I must admit that I’m not much of a photographer. I do, however, have a digital camera that I like to play around with. I based my camera purchase partly on the ability of the camera to run CHDK (Canon Hack Development Kit). This software greatly enhances the capabilities of the camera, including saving in RAW mode, USB-cable remote shutter-release, motion-detection trigger, customizable high-speed continuous (burst) Tv, Av, ISO, and Focus bracketing (increasing depth of field), shutter, aperture, and ISO overrides (shutter speeds of 64 seconds to 1/10,000 seconds and higher), High-speed flash sync, and much more.

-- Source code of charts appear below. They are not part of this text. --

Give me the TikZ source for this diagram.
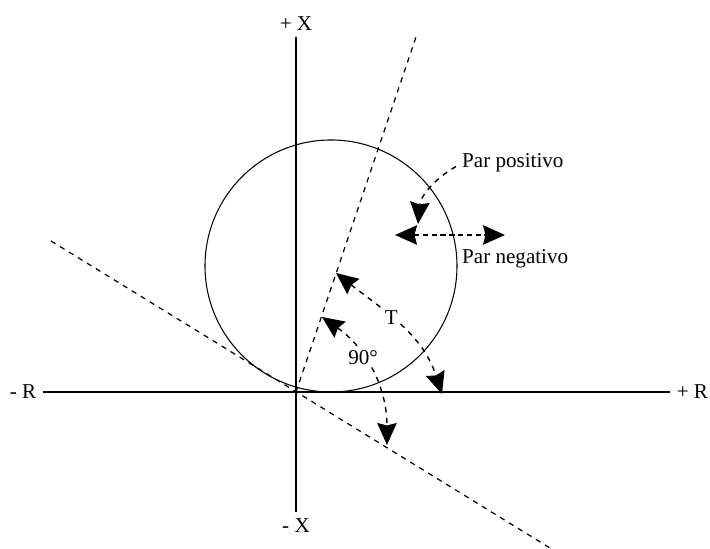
\documentclass[tikz,border=0pt]{standalone}
\usepackage{fontspec}
\setmainfont{Liberation Serif}
\usetikzlibrary{arrows.meta}

\begin{document}
\begin{tikzpicture}[>={Stealth[length=4.4mm,width=3.9mm,inset=0.5mm]},
    eje/.style={line width=1.1pt},
    recta/.style={dashed, line width=0.7pt},
    flecha/.style={dashed, line width=0.8pt},
    every node/.style={font=\fontsize{12}{14}\selectfont}]
    \useasboundingbox (-5.92,-3.14) rectangle (8.28,7.84);

    % Ejes
    \draw[eje] (-5.06,0) node[left] (mR) {- R} -- (7.48,0) node[right] (pR) {+ R};
    \draw[eje, line width=0.9pt] (0,-2.4) node[below] (mX) {- X} -- (0,7.1) node[above] (pX) {+ X};

    % Circunferencia
    \draw[line width=0.6pt] (0.7,2.52) circle (2.52);

    % Rectas punteadas por el origen
    \coordinate (O) at (0,0);
    \coordinate (A) at (2.4,7.1);
    \coordinate (B1) at (-4.9,3.02);
    \coordinate (B2) at (5.08,-3.12);
    \draw[recta] (O) -- (A);
    \draw[recta] (B1) -- (B2);

    % Angulo T
    \coordinate (T1) at (0.8,2.38);
    \coordinate (T2) at (2.92,-0.04);
    \draw[flecha, <->] (T1) to[out=-38, in=108]
        node[pos=0.42, fill=white, inner sep=1pt] (tlab) {T} (T2);

    % Angulo de 90 grados
    \coordinate (N1) at (0.52,1.5);
    \coordinate (N2) at (1.82,-1.06);
    \draw[flecha, <->] (N1) to[out=-35, in=90]
        node[pos=0.38, fill=white, inner sep=1pt] (nlab) {90°} (N2);

    % Par positivo / negativo
    \node[anchor=west] (pos) at (3.2,4.58) {Par positivo};
    \node[anchor=west] (neg) at (3.2,2.66) {Par negativo};
    \coordinate (P) at (2.44,3.36);
    \draw[flecha, ->] ([yshift=-2pt]pos.west) to[out=210, in=85] (P);
    \coordinate (H1) at (1.98,3.14);
    \coordinate (H2) at (4.18,3.14);
    \draw[flecha, densely dashed, <->] (H1) -- (H2);

\end{tikzpicture}
\end{document}
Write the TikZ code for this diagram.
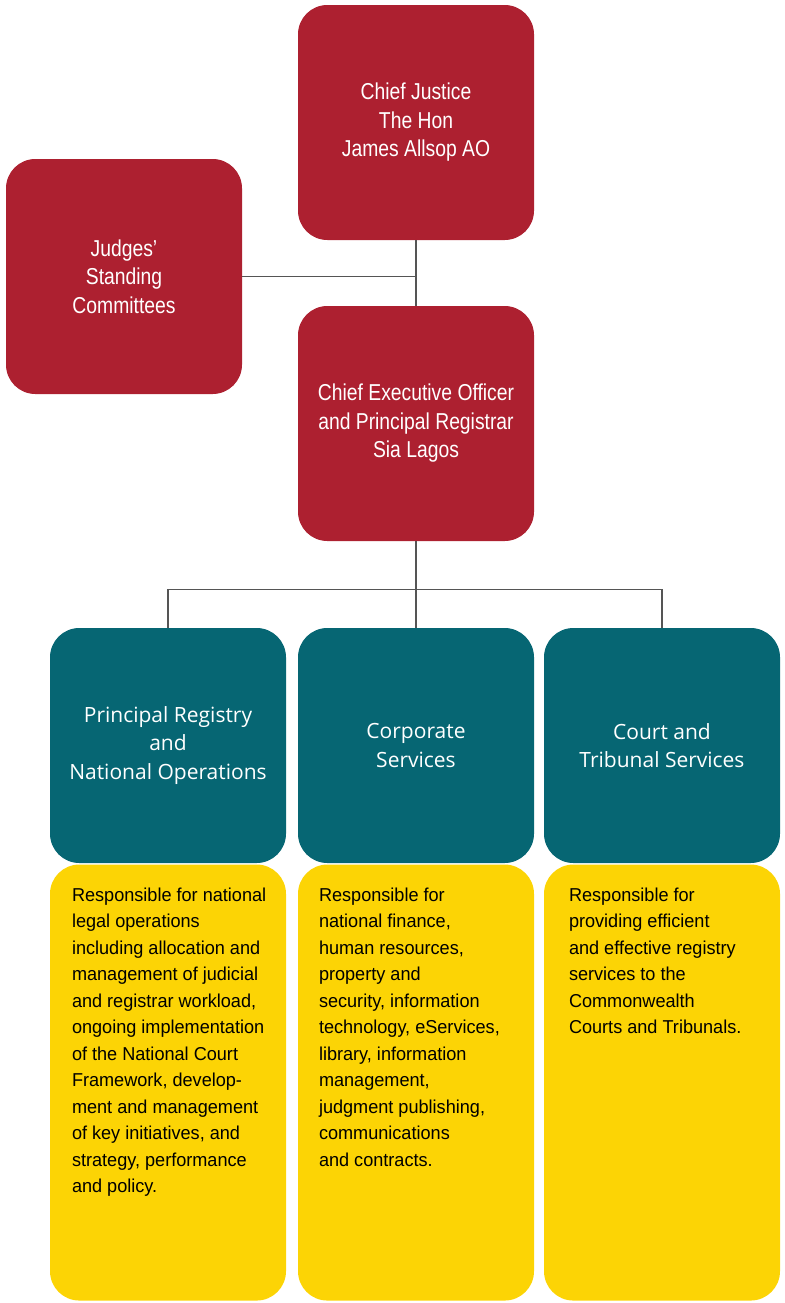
\documentclass[tikz,border=0pt]{standalone}
\usepackage{fontspec}
\usetikzlibrary{positioning}
\newfontfamily\headfont[FakeStretch=0.84]{Liberation Sans}
\newfontfamily\descfont[FakeStretch=0.97]{Liberation Sans}
\newfontfamily\unitfont{Open Sans}
\definecolor{CourtRed}{HTML}{AD2030}
\definecolor{CourtTeal}{HTML}{066673}
\definecolor{CourtYellow}{HTML}{FCD405}
\definecolor{LinkGrey}{HTML}{555555}
\begin{document}
\begin{tikzpicture}[x=0.75pt,y=-0.75pt,level distance=241.5pt,sibling distance=184.5pt,
        edge from parent/.style={draw=LinkGrey,line width=1.1pt},
        edge from parent path={(\tikzparentnode.south) -- +(0,48) -| (\tikzchildnode.north)}]
      \tikzstyle{office} = [rectangle,rounded corners=22pt,fill=CourtRed,text=white,
        minimum width=177pt,minimum height=176.25pt,inner sep=0pt,align=center,
        font=\headfont\fontsize{17.25}{21.4}\selectfont]
      \tikzstyle{unit} = [office,fill=CourtTeal,font=\unitfont\fontsize{15.75}{21.4}\selectfont]
      \tikzstyle{info} = [rectangle,rounded corners=22pt,fill=CourtYellow,
        minimum width=177pt,minimum height=327pt,inner sep=0pt]
      \tikzstyle{infotext} = [anchor=north west,inner sep=0pt,align=left,text=black,
        font=\descfont\fontsize{14}{19.9}\selectfont]
      \tikzstyle{link} = [draw=LinkGrey,line width=1.1pt]
      \useasboundingbox (0,0) rectangle (785,1303);
      \node (cj) [office] at (416,122.5) {Chief Justice\\The Hon\\James Allsop AO};
      \node (judges) [office] at (124,276.5) {Judges’\\Standing\\Committees};
      \node (ceo) [office] at (416,423.5) {Chief Executive Officer\\and Principal Registrar\\Sia Lagos}
        child[xshift=-1.5pt] {node (pr) [unit] {Principal Registry\\and\\National Operations}}
        child {node (corp) [unit] {Corporate\\Services}}
        child {node (cts) [unit] {Court and\\Tribunal Services}};
      \draw[link] (cj) -- (ceo);
      \draw[link] (judges.east) -- (judges.east -| cj.south);
      % descriptions
      \node (prinfo) [info,below=0.75pt of pr] {};
      \node (corpinfo) [info,below=0.75pt of corp] {};
      \node (ctsinfo) [info,below=0.75pt of cts] {};
      \node (prtext) [infotext] at ([xshift=16.5pt,yshift=-17.25pt]prinfo.north west)
        {Responsible for national\\legal operations\\including allocation and\\management of judicial\\and registrar workload,\\ongoing implementation\\of the National Court\\Framework, develop-\\ment and management\\of key initiatives, and\\strategy, performance\\and policy.};
      \node (corptext) [infotext] at ([xshift=15.75pt,yshift=-17.25pt]corpinfo.north west)
        {Responsible for\\national finance,\\human resources,\\property and\\security, information\\technology, eServices,\\library, information\\management,\\judgment publishing,\\communications\\and contracts.};
      \node (ctstext) [infotext] at ([xshift=18.75pt,yshift=-17.25pt]ctsinfo.north west)
        {Responsible for\\providing efficient\\and effective registry\\services to the\\Commonwealth\\Courts and Tribunals.};
    \end{tikzpicture}
\end{document}
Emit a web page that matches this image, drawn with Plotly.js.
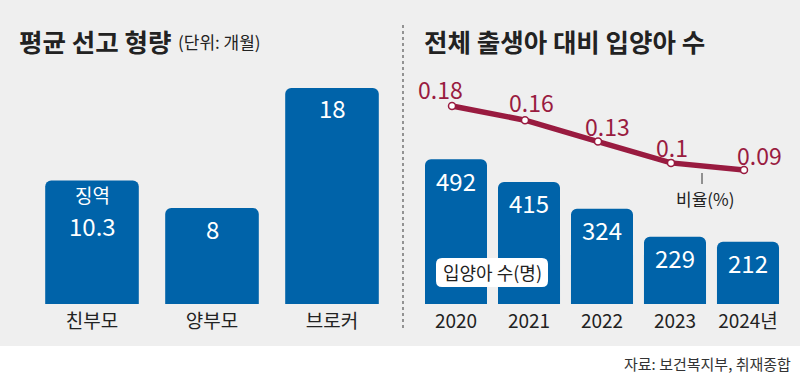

One of the features of CHDK that I would like to take more time to explore is Tv Exposure Bracketing. Basically this mode allows the camera to take a series of exposures, varying the exposure time by a set amount for each exposure. One of the exposures is taken with the “normal” exposure time, and each of the others is adjusted up or down by the set amount. Using special software, the separate exposures are combined to produce a single image file that has a much greater dynamic range than is possible with the camera’s native files. This technique is usually called HDR (High Dynamic Range) imaging.
This afternoon I took a series of bracketed exposures of a raccoon skull that happens to sit on my desk (don’t ask). I used the excellent Linux program Qtpfsgui to combine five exposures into a single HDR image. Unfortunately, even today’s high-end graphics cards and LCD computer monitors lack the ability to natively display HDR images. A technique called tone mapping is often used to render the HDR image in a LDR format (such as the JPG images we’re all familiar with). With this photograph I used the Gradient Domain High Dynamic Range Compression algorithm (sometimes called the Fattal algorithm, developed by Raanan Fattal, Dani Lischinski, Michael Werman) in preparing the LDR representation below. (Click on the photo for a much embiggened view.)
The Fattal algorithm often produces somewhat surreal representations of the HDR image. I suppose that’s why I like it so much. For reference, below is the image the camera took as the center of the exposure bracket. This image uses the preferred exposure determined by the camera for the subject (no flash was used). (Click on the photo for a much embiggened view.)
The difference in the photos is quite striking. The non-HDR image is a rather faithful reproduction of the skull at first look, but when compared to the object itself seen in real life, contrast and subtleties that your eye picks up are missing from the photo.
When I play around with this technique some more, I’ll be sure to post the results here for all to see.